At a funeral in late December for two Israeli hikers shot to death by Palestinians, eulogists denounced Prime Minister Ehud Olmert as a “partner in murder.”
The Jerusalem Post reported (Jan. 2), that Rabbi Shalom Dov Wolpe, a rogue Chabad rabbi denounced by that movement, said, “The terrible traitor [Olmert], who gives these Nazis weapons, who gives money, who frees their murderous terrorists, this man, like Ariel Sharon, collaborates with the Nazis.” Olmert’s punishment “should be to hang from the gallows.”
The hopefulness of the Gaza withdrawal has dissolved into thousands of rockets that have fallen on Israel. Three Israeli captives continue to sit in their private Auschwitz. Two young hikers are in fresh graves. Olmert says East Jerusalem will go the way of Gaza. As Bob Dylan sings, “too much of nothing can make a man abuse a king.” For abusing the “king,” Attorney General Menachem Mazuz is now considering an indictment against Wolpe for incitement. Peace Now called for Wolpe to be indicted for incitement almost two years ago.
In covering the Wolpe case, it’s important for the media to remember that Nazi analogies or asking for a hanging is hardly an Orthodox phenomenon or a harbinger of assassination. It’s so commonplace that last April, Yediot headlined that foreign minister Tzipi Livni is “not planning a putsch,” in case you were wondering.
Talk of Nazis, treason and hanging has become socially acceptable in the United States, with no real fear of assassination even though in recent decades bullets have been fired at three presidents, two candidates and Martin Luther King, in contrast to the single assassination in Israel.
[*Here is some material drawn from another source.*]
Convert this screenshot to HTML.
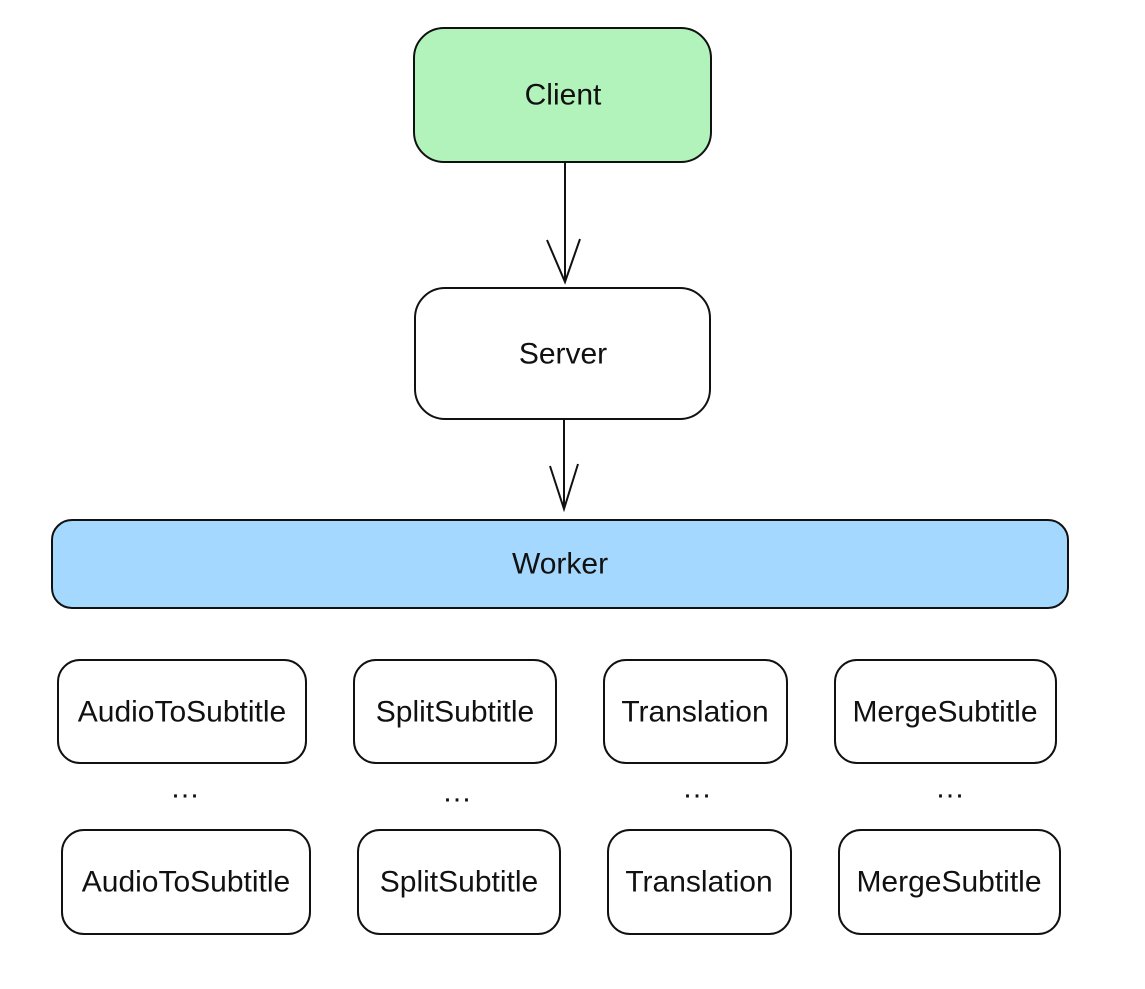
<!DOCTYPE html>
<html><head><meta charset="utf-8"><style>
html,body{margin:0;padding:0;background:#fff;}
svg{display:block;}
text{font-family:"Liberation Sans",sans-serif;font-size:30px;fill:#111;text-anchor:middle;dominant-baseline:central;}
rect{stroke:#111;stroke-width:2;}
</style></head><body>
<svg width="1145" height="989" viewBox="0 0 1145 989" xmlns="http://www.w3.org/2000/svg">
<rect x="414" y="28" width="297" height="134" rx="30" fill="#b2f2bb"/>
<text x="563" y="95">Client</text>
<line x1="565" y1="163" x2="565" y2="282" stroke="#111" stroke-width="2"/>
<polyline points="547,240 565,282 580,239" fill="none" stroke="#111" stroke-width="2"/>
<rect x="415" y="288" width="295" height="131" rx="30" fill="#fff"/>
<text x="563" y="354">Server</text>
<line x1="564" y1="420" x2="564" y2="509" stroke="#111" stroke-width="2"/>
<polyline points="550,466 564,509 578,464" fill="none" stroke="#111" stroke-width="2"/>
<rect x="52" y="520" width="1016" height="88" rx="20" fill="#a5d8ff"/>
<text x="560" y="564">Worker</text>

<rect x="58" y="660" width="248" height="103" rx="22" fill="#fff"/>
<text x="182" y="712">AudioToSubtitle</text>
<rect x="354" y="660" width="202" height="103" rx="22" fill="#fff"/>
<text x="455" y="712">SplitSubtitle</text>
<rect x="604" y="660" width="183" height="103" rx="22" fill="#fff"/>
<text x="695" y="712">Translation</text>
<rect x="835" y="660" width="221" height="103" rx="22" fill="#fff"/>
<text x="945" y="712">MergeSubtitle</text>

<text x="185" y="788">…</text>
<text x="457" y="792">…</text>
<text x="697" y="788">…</text>
<text x="950" y="788">…</text>

<rect x="62" y="830" width="248" height="104" rx="22" fill="#fff"/>
<text x="186" y="882">AudioToSubtitle</text>
<rect x="358" y="830" width="202" height="104" rx="22" fill="#fff"/>
<text x="459" y="882">SplitSubtitle</text>
<rect x="608" y="830" width="183" height="104" rx="22" fill="#fff"/>
<text x="699" y="882">Translation</text>
<rect x="839" y="830" width="221" height="104" rx="22" fill="#fff"/>
<text x="949" y="882">MergeSubtitle</text>
</svg>
</body></html>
During the Bush administration we’ve heard Sen. Richard Durbin (D-Ill.) accusing the administration of war crimes — punishable by hanging — comparable to crimes of the Nazis; Nobel Peace Prize winner Betty Williams blurted out, “Right now I could kill President Bush”; George Soros compared Bush policies to those of Nazis and Soviets; on “The View,” Joy Behar called Donald Rumsfeld a “Hitler type”; Sen. Robert Byrd (D-W.Va.) compared Republican tactics to those of the Nazis; Bill Maher said exposing Valerie Plame was “treason” and one “could be hung for that”; Zack De La Rocha, of Rage Against The Machine, said the president should be tried as a war criminal, hung and shot. Kelefa Sanneh, a music critic for The New York Times, wrote in response (July 30, 2007), “it’s nice to be reminded that rock stars can get political without sounding like politicians.”
On the right, Michael Reagan, President Ronald Reagan’s son, told his radio audience that Democratic National Committee Chairman Howard Dean should be “hung for treason”; Michael Savage said on his radio show that former Secretary of State Madeleine Albright is a “traitor,” fit to be hung; former Sen. Rick Santorum (R-Pa.) compared a Democrat filibuster to acts of Hitler’s.
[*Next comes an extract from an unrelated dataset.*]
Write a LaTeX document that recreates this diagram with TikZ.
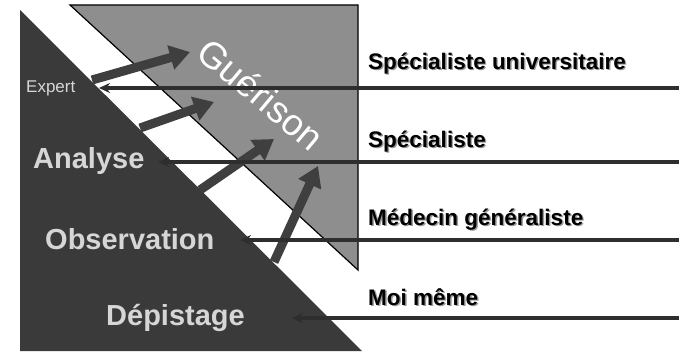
\documentclass[tikz,border=0pt]{standalone}
\usepackage{fontspec}
\setmainfont{Liberation Sans}
\usetikzlibrary{arrows.meta}
\definecolor{darkfill}{HTML}{3A3A3A}
\definecolor{grayfill}{HTML}{8E8E8E}
\definecolor{arrowcol}{HTML}{3F3F3F}
\definecolor{lighttext}{HTML}{D6D6D6}
\definecolor{linecol}{HTML}{2E2E2E}
\definecolor{shadowcol}{HTML}{9A9A9A}
\newcommand\shtext[1]{\rlap{\hspace{1.4pt}\raisebox{-1.4pt}{\color{shadowcol}#1}}#1}
\tikzset{
  bigarrow/.style={draw=arrowcol, line width=9pt, -{Triangle[length=20pt,width=24pt]}},
  hline/.style={draw=linecol, line width=3.4pt, -{Stealth[length=11pt,width=10pt]}},
  leftlab/.style={text=lighttext, font=\bfseries\fontsize{29}{31}\selectfont, inner sep=0pt},
  rightlab/.style={text=black, font=\bfseries\fontsize{22.5}{24}\selectfont, anchor=west, inner sep=0pt},
}
\begin{document}
\begin{tikzpicture}[x=1pt,y=-1pt]
\useasboundingbox[fill=white] (0,0) rectangle (679,353);
% triangles
\fill[darkfill] (20,10) -- (20,351) -- (362,351) -- cycle;
\filldraw[fill=grayfill, draw=black, line width=1.2pt] (70,5) -- (358,5) -- (358,270) -- cycle;
% thick arrows
\coordinate (a1s) at (92,80);  \coordinate (a1e) at (190,52);
\coordinate (a2s) at (140,128); \coordinate (a2e) at (214,102);
\coordinate (a3s) at (200,190); \coordinate (a3e) at (274,139);
\coordinate (a4s) at (274,262); \coordinate (a4e) at (318,166);
\draw[bigarrow] (a1s) -- (a1e);
\draw[bigarrow] (a2s) -- (a2e);
\draw[bigarrow] (a3s) -- (a3e);
\draw[bigarrow] (a4s) -- (a4e);
% Guerison
\node[text=white, rotate=-40, font=\fontsize{37}{39}\selectfont, inner sep=0pt] (gue) at (261,94) {Guérison};
% left labels
\node[text=lighttext, font=\fontsize{17}{19}\selectfont, inner sep=0pt, anchor=west] (expert) at (26,88) {Expert};
\node[leftlab, anchor=west] (analyse) at (33,161) {Analyse};
\node[leftlab, anchor=west] (observation) at (45,239) {Observation};
\node[leftlab, anchor=west] (depistage) at (106,318) {Dépistage};
% right labels
\node[rightlab] (su) at (368,64) {\shtext{Spécialiste universitaire}};
\node[rightlab] (sp) at (368,142) {\shtext{Spécialiste}};
\node[rightlab] (mg) at (368,220) {\shtext{Médecin généraliste}};
\node[rightlab] (mm) at (368,298) {\shtext{Moi même}};
% horizontal lines
\coordinate (r1) at (679,88);  \coordinate (t1) at (99,88);
\coordinate (r2) at (679,162); \coordinate (t2) at (158,162);
\coordinate (r3) at (679,240); \coordinate (t3) at (240,240);
\coordinate (r4) at (679,318); \coordinate (t4) at (292,318);
\draw[hline] (r1) -- (t1);
\draw[hline] (r2) -- (t2);
\draw[hline] (r3) -- (t3);
\draw[hline] (r4) -- (t4);
\end{tikzpicture}
\end{document}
The Utne Reader (Jan. 6) explains that new technology has led to a highly segmented information marketplace, allowing many people never to be challenged, allowing extremism to elude the etiquette and corrective of mixed conversation. Liberals read liberal blogs, conservatives read conservative ones, never confronting a dissenting point of view, writes Cass Sunstein of the University of Chicago. “We live increasingly in an era of enclaves and niches,” an echo chamber creating “enclave extremism.” Absence of opposition leads to absence of restraint, “mutual suspicion, unjustified rage, and social fragmentation.”
Critics of Israel see occupation’s cost to democracy but what of the encroachment against free speech? In Israel, one can now risk jail not only for incitement but for whispering prayers to God. WorldNetDaily reports (Jan. 2) that “Jews are not allowed to pray on the Temple Mount in any way whatsoever, even if they only move their lips,” ruled Avi Dichter, Israel’s public security minister.
Dichter is concerned that on Jerusalem’s holiest hill even the sweetest of speech — prayer — is incitement all its own, “a provocation,” to Arabs, “with a near certain likelihood of subsequent bloodshed.”